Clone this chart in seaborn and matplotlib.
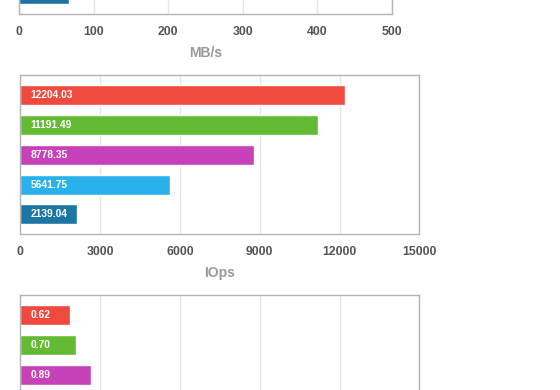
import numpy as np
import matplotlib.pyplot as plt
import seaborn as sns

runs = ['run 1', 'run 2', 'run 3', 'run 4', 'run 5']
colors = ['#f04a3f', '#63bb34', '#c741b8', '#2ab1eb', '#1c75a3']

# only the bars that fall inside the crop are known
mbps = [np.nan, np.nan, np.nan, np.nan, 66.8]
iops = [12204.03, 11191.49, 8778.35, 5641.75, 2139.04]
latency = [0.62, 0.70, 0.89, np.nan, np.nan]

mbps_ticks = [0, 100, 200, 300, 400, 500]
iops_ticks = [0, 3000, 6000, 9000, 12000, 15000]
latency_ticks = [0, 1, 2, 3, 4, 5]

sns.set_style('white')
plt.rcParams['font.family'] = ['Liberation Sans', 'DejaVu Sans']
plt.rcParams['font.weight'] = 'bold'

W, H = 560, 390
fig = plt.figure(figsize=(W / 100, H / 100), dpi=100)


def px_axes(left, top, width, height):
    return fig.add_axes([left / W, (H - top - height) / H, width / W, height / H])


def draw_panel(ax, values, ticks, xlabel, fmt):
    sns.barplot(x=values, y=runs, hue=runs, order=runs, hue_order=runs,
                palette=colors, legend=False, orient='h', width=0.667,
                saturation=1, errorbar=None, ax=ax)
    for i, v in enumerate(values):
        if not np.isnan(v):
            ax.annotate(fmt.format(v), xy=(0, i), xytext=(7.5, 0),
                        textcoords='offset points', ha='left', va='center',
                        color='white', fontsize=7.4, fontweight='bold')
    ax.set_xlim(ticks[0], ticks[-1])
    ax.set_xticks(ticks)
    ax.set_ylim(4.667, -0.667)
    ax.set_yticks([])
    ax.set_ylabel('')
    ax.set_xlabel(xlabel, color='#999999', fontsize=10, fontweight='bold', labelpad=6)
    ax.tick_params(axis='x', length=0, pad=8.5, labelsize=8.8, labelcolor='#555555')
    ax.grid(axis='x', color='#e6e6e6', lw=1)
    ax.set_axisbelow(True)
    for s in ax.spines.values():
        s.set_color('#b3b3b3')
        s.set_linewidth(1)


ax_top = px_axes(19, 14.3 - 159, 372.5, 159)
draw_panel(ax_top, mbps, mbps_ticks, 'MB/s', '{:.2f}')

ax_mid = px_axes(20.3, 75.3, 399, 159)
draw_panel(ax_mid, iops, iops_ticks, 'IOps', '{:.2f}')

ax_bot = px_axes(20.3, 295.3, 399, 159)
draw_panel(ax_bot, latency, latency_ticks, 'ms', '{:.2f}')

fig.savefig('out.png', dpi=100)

● **Work to do**: Reproduce all of the data exactly, omitting each picture it holds.

● **Written response**:
Clone this chart in seaborn and matplotlib.
import numpy as np
import matplotlib.pyplot as plt
import seaborn as sns

runs = ['run 1', 'run 2', 'run 3', 'run 4', 'run 5']
colors = ['#f04a3f', '#63bb34', '#c741b8', '#2ab1eb', '#1c75a3']

# only the bars that fall inside the crop are known
mbps = [np.nan, np.nan, np.nan, np.nan, 66.8]
iops = [12204.03, 11191.49, 8778.35, 5641.75, 2139.04]
latency = [0.62, 0.70, 0.89, np.nan, np.nan]

mbps_ticks = [0, 100, 200, 300, 400, 500]
iops_ticks = [0, 3000, 6000, 9000, 12000, 15000]
latency_ticks = [0, 1, 2, 3, 4, 5]

sns.set_style('white')
plt.rcParams['font.family'] = ['Liberation Sans', 'DejaVu Sans']
plt.rcParams['font.weight'] = 'bold'

W, H = 560, 390
fig = plt.figure(figsize=(W / 100, H / 100), dpi=100)


def px_axes(left, top, width, height):
    return fig.add_axes([left / W, (H - top - height) / H, width / W, height / H])


def draw_panel(ax, values, ticks, xlabel, fmt):
    sns.barplot(x=values, y=runs, hue=runs, order=runs, hue_order=runs,
                palette=colors, legend=False, orient='h', width=0.667,
                saturation=1, errorbar=None, ax=ax)
    for i, v in enumerate(values):
        if not np.isnan(v):
            ax.annotate(fmt.format(v), xy=(0, i), xytext=(7.5, 0),
                        textcoords='offset points', ha='left', va='center',
                        color='white', fontsize=7.4, fontweight='bold')
    ax.set_xlim(ticks[0], ticks[-1])
    ax.set_xticks(ticks)
    ax.set_ylim(4.667, -0.667)
    ax.set_yticks([])
    ax.set_ylabel('')
    ax.set_xlabel(xlabel, color='#999999', fontsize=10, fontweight='bold', labelpad=6)
    ax.tick_params(axis='x', length=0, pad=8.5, labelsize=8.8, labelcolor='#555555')
    ax.grid(axis='x', color='#e6e6e6', lw=1)
    ax.set_axisbelow(True)
    for s in ax.spines.values():
        s.set_color('#b3b3b3')
        s.set_linewidth(1)


ax_top = px_axes(19, 14.3 - 159, 372.5, 159)
draw_panel(ax_top, mbps, mbps_ticks, 'MB/s', '{:.2f}')

ax_mid = px_axes(20.3, 75.3, 399, 159)
draw_panel(ax_mid, iops, iops_ticks, 'IOps', '{:.2f}')

ax_bot = px_axes(20.3, 295.3, 399, 159)
draw_panel(ax_bot, latency, latency_ticks, 'ms', '{:.2f}')

fig.savefig('out.png', dpi=100)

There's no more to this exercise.